Nothing else has the power to transform a dish with just a few leaves than fresh herbs. It’s fun to buy bouquets of fresh thyme, sage and parsley at the farmer’s market as you imagine the beautiful meals you’ll whip up with their fragrant little leaves.
The only problem is fresh herbs don’t keep fresh for long. By the end of the week, those perky little leaves would probably have wilted and turned swampy in the fridge and you’ll have no choice but to throw them in the trash. What a waste.
Keep in the following storage tips to keep your herbs fresh and help you get the most out of them.
Tip #1: Sort your herbs.
- Herbs fall into two categories: soft and hard. Soft herbs have soft, tender stems, of which basil, cilantro, parsley and tarragon are examples. Contrary to this are hard herbs which have woody stems. Examples of which include marjoram, oregano, thyme and rosemary.
Tip #2: Store soft herbs as if they’re a bouquet of flowers.
- Soft herbs like to be treated as if they’re flowers. Snip off the base of the stems and put them in a glass of fresh water. Change the water every day or every other day when the water starts to cloud.
- Basil should be kept at room temperature; refrigerating basil will turn its leaves black. Other soft herbs in a glass can be kept in the fridge. Loosely cover the herbs with a plastic bag before storing in the fridge.

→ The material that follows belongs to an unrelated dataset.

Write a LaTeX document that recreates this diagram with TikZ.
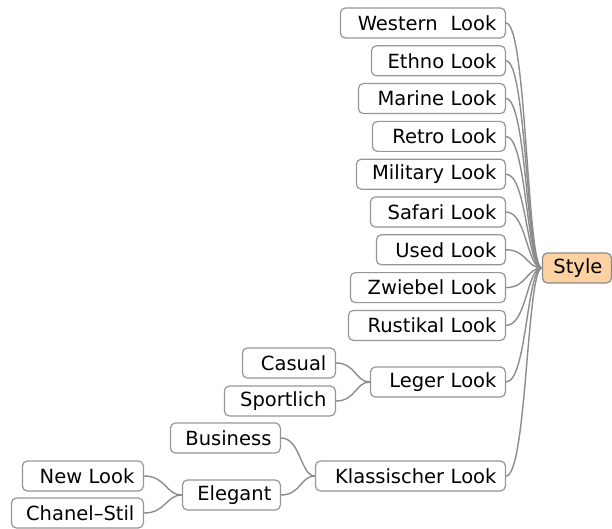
\documentclass[tikz,border=0pt]{standalone}
\usepackage{fontspec}
\setmainfont{DejaVu Sans}
\usetikzlibrary{calc}
\definecolor{edgegray}{HTML}{8C8C8C}
\definecolor{boxgray}{HTML}{969696}
\definecolor{rootfill}{HTML}{FDD2A2}
\tikzset{
  topic/.style={draw=boxgray, line width=1.2pt, fill=white, rounded corners=5pt,
    minimum height=30pt, inner ysep=0pt, inner xsep=9pt, align=right,
    text width=#1-18pt, anchor=east, font=\fontsize{19.5}{22}\selectfont},
  root/.style={topic=#1, fill=rootfill, draw=edgegray},
  conn/.style={draw=edgegray, line width=1.4pt},
}
% child-to-parent branch: leaves and enters horizontally
\newcommand{\branch}[2]{%
  \draw[conn] let \p1=(#1.east), \p2=(#2.west) in
    (\p1) .. controls ({\x1+0.58*(\x2-\x1)},\y1) and ({\x1+0.58*(\x2-\x1)},\y2) .. (\p2);}
\begin{document}
\begin{tikzpicture}[x=1pt,y=-1pt]
\useasboundingbox (0,0) rectangle (612,529);
% root
\node[root=69pt] (style) at (612,268) {Style};
% first level
\node[topic=165pt] (western)  at (506,23)    {Western~~Look};
\node[topic=134pt] (ethno)    at (506,60.8)  {Ethno Look};
\node[topic=147pt] (marine)   at (506,98.6)  {Marine Look};
\node[topic=133pt] (retro)    at (506,136.4) {Retro Look};
\node[topic=149pt] (military) at (506,174.2) {Military Look};
\node[topic=135pt] (safari)   at (506,212)   {Safari Look};
\node[topic=129pt] (used)     at (506,249.8) {Used Look};
\node[topic=155pt] (zwiebel)  at (506,287.6) {Zwiebel Look};
\node[topic=157pt] (rustikal) at (506,325.4) {Rustikal Look};
\node[topic=135pt] (leger)    at (506,382)   {Leger Look};
\node[topic=190pt] (klass)    at (506,476)   {Klassischer Look};
% second level
\node[topic=93pt]  (casual)    at (336,363) {Casual};
\node[topic=111pt] (sportlich) at (336,401) {Sportlich};
\node[topic=110pt] (business)  at (281,438) {Business};
\node[topic=98pt]  (elegant)   at (281,495) {Elegant};
% third level
\node[topic=121pt] (newlook) at (144,476) {New Look};
\node[topic=132pt] (chanel)  at (144,513) {Chanel–Stil};
% branches
\foreach \c in {western,ethno,marine,retro,military,safari,used,zwiebel,rustikal,leger,klass}
  {\branch{\c}{style}}
\branch{casual}{leger}
\branch{sportlich}{leger}
\branch{business}{klass}
\branch{elegant}{klass}
\branch{newlook}{elegant}
\branch{chanel}{elegant}
\end{tikzpicture}
\end{document}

Tip #3: Store hard herbs in a damp cloth or paper towel.
- Wrap hard herbs, such as oregano and rosemary in a damp cloth or paper towel before wrapping them loosely with plastic wrap. An airtight container works as well in place of a plastic wrap. Keep them in the crisper.
Tip #4: Don’t wash herbs.
- Refrain from washing your herbs until they’re ready to be used. Washing the herbs adds moisture, making the herbs wilt and swampy faster.
Tip #5: Don’t try to use fresh herbs that are no longer fit to use.
- Fresh herbs are no longer fit to use when their leaves turn dark or brittle, or when their stems show traces of mold.